A headman and a council of elders, usually representing the local lineages, handle public affairs within the village. Districts of varying size are politically organized under petty paramount chiefs, who commonly exercise sacerdotal as well as secular functions, and the Assini, Fon, and most societies of the Akan cluster have evolved complex states with kings, hierarchical administrative organizations, and courts with titled ministers and specialized palace officials. The Fon kingdom of Dahomey, which conquered a series of petty coastal states in the early eighteenth century and thereafter prospered extraordinarily for a century and a half through a virtual monopoly of all external trade on the Slave Coast, merits a summary description.
The King of Dahomey was an absolute monarch, ruling the country through an administrative hierarchy of provincial governors, district chiefs, and local headmen, who were responsible for tax collections. At the capital town of Abomey he maintained an elaborate court, where all who approached his person had to prostrate themselves and throw dust on their heads. One of his sons, not necessarily the eldest, held the honored position of heir apparent, but to guard against insurrection, no other kinsman was allowed to hold any post of power or influence. The royal princes and princesses led idle and profligate lives. The leading ministers at court, all appointive officials and commoners, included:
- the Minga, who was commander in chief of the army, prime minister, and chief executioner
- the Meu, chief of protocol, collector of taxes, and guardian of the royal princes and princesses
- the Yovoga, governor of the port of Whydah and a sort of foreign minister, charged with all dealings with Europeans
- the Adjaho, supervisor of the palace and head of the secret police and espionage systems
- the Saga, commander of cavalry and overseer of the king’s slaves
- the Tokpo, minister of the interior and supervisor of markets and agriculture
- the Benazo, royal treasurer and chief commissary
- the Totonu, or chief eunuch, who had charge of the king’s harem and personal attendants
Each official had a deputy and a female counterpart called his “mother,” who took precedence over him at court.

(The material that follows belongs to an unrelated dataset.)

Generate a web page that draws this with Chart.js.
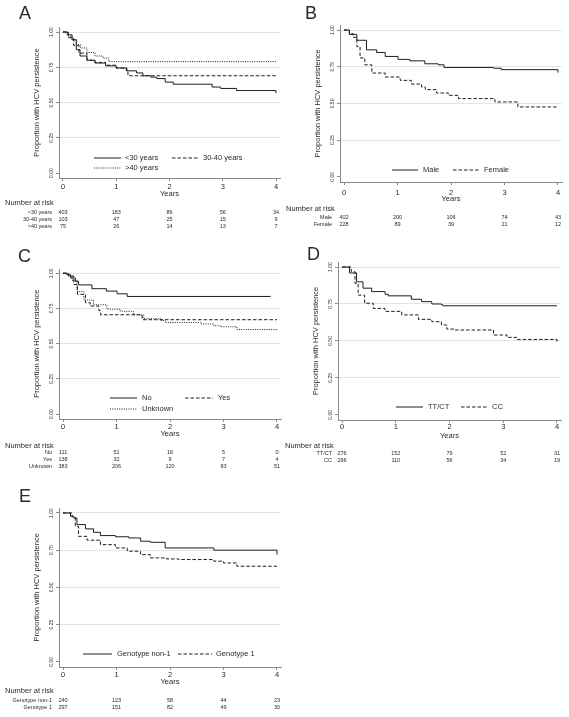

The king, similarly, was technically outranked by a Queen-Mother. The power of the state and the steady flow of lucrative slaves were maintained by a large standing army, whose shock troops were the redoubtable Amazons, a corps of 2,500 female warriors.
Once a year the royal lineage paid tribute to its ancestors in the Annual Custom, an extravagant ceremony culminating in the sacrifice of about a hundred war captives and slaves, but even this was dwarfed by the sanguinary Grand Custom which followed the death of a ruler.